===== Information supplied =====
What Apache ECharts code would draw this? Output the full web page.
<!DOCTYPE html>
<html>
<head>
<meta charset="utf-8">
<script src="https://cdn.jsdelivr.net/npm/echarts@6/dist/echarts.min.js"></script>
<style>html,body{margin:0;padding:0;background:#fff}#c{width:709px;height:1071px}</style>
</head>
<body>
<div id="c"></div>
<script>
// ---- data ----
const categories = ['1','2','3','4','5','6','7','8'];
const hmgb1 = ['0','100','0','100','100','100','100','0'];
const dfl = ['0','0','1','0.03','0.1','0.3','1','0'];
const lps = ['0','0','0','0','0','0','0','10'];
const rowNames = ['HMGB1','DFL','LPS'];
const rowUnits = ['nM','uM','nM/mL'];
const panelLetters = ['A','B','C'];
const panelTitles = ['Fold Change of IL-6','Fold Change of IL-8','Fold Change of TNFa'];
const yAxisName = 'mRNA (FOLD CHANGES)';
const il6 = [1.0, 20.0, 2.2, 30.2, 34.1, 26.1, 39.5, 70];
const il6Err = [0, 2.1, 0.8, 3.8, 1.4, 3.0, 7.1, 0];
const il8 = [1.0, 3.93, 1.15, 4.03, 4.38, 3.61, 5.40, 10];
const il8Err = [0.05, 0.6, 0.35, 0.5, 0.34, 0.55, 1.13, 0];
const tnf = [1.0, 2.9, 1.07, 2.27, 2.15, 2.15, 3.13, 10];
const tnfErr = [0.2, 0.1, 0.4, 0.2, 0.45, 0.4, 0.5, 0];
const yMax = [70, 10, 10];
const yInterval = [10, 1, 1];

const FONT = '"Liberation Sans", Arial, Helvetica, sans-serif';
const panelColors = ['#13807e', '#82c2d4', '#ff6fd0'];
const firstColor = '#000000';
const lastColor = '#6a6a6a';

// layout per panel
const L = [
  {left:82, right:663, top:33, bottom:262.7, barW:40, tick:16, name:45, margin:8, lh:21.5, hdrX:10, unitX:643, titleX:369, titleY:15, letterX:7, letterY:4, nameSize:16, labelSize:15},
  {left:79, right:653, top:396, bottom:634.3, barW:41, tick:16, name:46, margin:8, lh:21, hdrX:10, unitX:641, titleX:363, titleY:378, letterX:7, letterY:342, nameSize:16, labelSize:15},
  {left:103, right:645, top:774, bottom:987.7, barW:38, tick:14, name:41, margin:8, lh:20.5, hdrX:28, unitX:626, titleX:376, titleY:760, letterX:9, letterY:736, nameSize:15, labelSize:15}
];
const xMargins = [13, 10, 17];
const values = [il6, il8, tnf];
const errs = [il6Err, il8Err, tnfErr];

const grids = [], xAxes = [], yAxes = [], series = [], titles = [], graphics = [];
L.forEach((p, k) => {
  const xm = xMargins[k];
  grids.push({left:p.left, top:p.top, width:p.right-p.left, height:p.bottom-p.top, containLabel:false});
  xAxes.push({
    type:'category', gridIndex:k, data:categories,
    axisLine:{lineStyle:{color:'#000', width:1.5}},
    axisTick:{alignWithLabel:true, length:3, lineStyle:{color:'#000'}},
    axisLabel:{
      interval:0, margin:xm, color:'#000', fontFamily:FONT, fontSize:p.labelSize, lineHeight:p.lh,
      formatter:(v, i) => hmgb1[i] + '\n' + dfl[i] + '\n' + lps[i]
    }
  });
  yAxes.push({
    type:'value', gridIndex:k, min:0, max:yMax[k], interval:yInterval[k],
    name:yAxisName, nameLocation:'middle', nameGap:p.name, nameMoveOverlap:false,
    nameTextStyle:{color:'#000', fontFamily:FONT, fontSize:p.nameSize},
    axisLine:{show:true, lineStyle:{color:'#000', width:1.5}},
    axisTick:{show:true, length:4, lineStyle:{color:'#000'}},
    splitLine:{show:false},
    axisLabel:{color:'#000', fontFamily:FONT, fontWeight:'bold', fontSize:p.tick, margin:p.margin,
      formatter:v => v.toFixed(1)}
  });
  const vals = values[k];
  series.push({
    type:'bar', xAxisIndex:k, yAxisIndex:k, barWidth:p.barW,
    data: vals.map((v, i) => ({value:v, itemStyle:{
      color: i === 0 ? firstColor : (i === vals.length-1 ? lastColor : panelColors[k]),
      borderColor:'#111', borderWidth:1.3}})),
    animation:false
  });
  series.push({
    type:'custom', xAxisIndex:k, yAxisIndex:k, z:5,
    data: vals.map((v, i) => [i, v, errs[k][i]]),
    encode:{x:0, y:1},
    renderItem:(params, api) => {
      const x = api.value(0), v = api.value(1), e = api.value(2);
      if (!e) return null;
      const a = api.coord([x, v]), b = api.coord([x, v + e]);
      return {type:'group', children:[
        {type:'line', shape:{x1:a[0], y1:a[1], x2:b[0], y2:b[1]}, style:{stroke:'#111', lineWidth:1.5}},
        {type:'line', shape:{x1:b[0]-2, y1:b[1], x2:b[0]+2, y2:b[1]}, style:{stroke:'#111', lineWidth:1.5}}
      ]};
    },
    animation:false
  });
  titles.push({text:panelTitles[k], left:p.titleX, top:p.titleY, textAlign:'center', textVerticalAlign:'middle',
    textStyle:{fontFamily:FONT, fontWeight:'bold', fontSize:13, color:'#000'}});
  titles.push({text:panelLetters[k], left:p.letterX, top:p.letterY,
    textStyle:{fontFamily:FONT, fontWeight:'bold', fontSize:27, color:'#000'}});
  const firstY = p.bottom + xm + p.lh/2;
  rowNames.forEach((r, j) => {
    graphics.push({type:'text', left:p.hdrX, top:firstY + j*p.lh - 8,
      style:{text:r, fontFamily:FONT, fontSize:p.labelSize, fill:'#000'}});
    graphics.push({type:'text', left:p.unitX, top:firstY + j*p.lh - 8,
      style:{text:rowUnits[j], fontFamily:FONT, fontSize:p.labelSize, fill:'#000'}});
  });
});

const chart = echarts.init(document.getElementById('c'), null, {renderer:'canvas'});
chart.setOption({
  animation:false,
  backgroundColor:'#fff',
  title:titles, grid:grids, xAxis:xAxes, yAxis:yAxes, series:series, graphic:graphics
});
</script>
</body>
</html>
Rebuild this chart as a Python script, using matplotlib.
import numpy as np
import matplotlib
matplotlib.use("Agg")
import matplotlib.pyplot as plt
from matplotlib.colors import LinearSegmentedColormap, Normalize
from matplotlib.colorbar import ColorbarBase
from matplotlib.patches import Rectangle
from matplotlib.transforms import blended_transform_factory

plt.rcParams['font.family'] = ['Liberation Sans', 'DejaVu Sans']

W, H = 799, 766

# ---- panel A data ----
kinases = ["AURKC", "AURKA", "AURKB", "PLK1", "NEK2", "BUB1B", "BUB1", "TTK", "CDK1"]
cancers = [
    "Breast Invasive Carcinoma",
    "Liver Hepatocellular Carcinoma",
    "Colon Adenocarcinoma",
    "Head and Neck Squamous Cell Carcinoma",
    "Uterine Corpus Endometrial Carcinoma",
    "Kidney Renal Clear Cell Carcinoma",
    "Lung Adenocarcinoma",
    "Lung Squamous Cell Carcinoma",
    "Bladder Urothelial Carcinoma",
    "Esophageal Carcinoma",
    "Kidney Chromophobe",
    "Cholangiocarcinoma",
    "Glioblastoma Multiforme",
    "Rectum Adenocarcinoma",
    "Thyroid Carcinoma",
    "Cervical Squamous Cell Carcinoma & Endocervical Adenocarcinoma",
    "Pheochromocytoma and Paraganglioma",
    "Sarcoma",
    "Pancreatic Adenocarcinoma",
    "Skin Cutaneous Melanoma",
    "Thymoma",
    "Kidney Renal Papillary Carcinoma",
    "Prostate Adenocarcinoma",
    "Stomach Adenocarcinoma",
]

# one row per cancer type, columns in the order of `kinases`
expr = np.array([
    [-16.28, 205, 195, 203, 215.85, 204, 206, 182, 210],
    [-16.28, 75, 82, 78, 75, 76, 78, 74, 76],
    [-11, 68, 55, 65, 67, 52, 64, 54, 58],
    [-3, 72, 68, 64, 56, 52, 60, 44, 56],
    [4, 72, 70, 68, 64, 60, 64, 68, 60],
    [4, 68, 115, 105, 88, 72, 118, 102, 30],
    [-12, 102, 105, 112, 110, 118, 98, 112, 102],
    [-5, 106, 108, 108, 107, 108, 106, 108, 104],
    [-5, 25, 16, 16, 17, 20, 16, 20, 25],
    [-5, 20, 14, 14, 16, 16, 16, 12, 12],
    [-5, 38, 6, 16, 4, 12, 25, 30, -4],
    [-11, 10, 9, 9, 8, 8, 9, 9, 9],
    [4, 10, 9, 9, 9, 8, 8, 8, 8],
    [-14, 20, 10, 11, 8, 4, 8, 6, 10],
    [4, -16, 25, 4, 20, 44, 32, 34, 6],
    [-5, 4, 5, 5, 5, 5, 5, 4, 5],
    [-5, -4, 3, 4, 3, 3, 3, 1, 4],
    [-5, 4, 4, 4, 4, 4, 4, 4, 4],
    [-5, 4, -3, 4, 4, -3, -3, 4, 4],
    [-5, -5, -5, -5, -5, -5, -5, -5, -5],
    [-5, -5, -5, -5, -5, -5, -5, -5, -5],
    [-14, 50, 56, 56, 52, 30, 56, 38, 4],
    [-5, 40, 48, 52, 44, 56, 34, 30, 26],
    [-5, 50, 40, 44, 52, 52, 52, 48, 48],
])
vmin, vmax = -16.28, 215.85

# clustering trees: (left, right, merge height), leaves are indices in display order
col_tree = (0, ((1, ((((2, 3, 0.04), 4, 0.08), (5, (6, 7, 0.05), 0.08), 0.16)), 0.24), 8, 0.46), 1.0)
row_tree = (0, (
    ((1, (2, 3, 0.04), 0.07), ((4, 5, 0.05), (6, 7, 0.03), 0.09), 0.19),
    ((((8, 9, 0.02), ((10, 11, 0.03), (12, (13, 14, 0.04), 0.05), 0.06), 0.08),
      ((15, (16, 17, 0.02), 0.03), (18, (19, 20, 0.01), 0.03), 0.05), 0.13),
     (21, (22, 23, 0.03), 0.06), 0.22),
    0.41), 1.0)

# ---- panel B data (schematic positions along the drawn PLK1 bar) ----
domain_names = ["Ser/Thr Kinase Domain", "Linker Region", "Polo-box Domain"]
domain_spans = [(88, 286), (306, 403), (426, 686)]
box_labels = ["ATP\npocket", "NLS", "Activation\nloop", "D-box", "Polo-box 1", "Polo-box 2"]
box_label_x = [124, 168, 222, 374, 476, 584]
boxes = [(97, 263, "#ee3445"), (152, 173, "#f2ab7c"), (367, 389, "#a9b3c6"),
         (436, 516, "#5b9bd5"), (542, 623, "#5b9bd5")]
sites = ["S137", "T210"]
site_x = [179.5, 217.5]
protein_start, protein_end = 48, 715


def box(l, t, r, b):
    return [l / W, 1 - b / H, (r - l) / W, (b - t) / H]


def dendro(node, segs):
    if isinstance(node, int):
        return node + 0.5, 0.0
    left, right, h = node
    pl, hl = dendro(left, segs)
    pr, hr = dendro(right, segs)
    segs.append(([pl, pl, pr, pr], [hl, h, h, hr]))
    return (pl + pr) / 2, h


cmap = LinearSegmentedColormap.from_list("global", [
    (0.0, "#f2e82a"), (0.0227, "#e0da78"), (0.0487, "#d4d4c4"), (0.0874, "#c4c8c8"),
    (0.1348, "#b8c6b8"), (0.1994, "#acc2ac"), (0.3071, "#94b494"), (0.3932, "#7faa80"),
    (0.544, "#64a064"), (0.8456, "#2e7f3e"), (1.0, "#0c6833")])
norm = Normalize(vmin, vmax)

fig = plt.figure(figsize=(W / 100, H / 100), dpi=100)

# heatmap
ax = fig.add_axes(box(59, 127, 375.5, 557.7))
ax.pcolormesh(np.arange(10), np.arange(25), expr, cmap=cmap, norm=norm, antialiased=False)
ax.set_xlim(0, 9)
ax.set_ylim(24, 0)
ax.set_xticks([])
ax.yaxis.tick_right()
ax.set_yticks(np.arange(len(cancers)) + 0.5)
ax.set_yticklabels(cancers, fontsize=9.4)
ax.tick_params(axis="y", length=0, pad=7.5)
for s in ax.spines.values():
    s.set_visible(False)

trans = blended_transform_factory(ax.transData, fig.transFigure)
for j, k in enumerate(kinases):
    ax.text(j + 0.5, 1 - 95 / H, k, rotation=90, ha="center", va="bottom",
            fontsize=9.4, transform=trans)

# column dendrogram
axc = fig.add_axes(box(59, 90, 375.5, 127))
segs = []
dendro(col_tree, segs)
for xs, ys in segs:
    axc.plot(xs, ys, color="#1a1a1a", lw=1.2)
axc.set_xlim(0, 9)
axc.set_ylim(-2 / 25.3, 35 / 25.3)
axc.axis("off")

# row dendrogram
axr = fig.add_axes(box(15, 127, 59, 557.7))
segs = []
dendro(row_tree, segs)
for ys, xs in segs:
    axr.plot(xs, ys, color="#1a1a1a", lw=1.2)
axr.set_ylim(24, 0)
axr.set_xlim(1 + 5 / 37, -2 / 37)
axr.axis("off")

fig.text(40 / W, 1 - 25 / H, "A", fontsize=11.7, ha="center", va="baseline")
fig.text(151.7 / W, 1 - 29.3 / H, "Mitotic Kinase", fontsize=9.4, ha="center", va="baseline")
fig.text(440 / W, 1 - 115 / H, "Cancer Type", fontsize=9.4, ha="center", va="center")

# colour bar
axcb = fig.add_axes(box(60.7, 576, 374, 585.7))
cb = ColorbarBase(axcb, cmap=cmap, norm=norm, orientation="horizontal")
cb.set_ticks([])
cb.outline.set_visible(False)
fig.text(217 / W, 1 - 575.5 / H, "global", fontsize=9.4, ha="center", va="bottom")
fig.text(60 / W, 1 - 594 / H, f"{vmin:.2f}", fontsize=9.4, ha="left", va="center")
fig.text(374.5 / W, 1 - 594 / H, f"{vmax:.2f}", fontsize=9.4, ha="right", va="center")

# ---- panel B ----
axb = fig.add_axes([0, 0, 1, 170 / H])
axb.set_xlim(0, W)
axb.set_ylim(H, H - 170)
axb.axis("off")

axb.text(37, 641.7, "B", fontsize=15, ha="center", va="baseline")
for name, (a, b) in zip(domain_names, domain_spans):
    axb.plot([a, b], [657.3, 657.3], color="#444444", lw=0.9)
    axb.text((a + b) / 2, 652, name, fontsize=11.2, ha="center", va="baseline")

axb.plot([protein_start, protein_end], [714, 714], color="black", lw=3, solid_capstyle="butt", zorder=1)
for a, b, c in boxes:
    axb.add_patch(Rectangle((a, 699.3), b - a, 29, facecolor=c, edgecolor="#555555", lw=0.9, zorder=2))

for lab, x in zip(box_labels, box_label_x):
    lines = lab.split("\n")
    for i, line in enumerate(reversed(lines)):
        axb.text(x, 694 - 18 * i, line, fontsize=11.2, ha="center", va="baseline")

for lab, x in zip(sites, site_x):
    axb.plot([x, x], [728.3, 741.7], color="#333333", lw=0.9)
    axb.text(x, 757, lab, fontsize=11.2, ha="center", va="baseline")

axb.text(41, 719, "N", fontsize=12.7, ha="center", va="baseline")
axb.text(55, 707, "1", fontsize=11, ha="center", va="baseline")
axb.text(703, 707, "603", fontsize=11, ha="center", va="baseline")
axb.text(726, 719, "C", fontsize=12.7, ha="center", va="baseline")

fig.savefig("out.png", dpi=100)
=====
> [Directions]:
Starting at the line that contains "Rebuild this chart", set down every line up to and including the line that contains "W, H = 799, 766", exactly as given, and no other line.

> [Written answer]:
Rebuild this chart as a Python script, using matplotlib.
import numpy as np
import matplotlib
matplotlib.use("Agg")
import matplotlib.pyplot as plt
from matplotlib.colors import LinearSegmentedColormap, Normalize
from matplotlib.colorbar import ColorbarBase
from matplotlib.patches import Rectangle
from matplotlib.transforms import blended_transform_factory

plt.rcParams['font.family'] = ['Liberation Sans', 'DejaVu Sans']

W, H = 799, 766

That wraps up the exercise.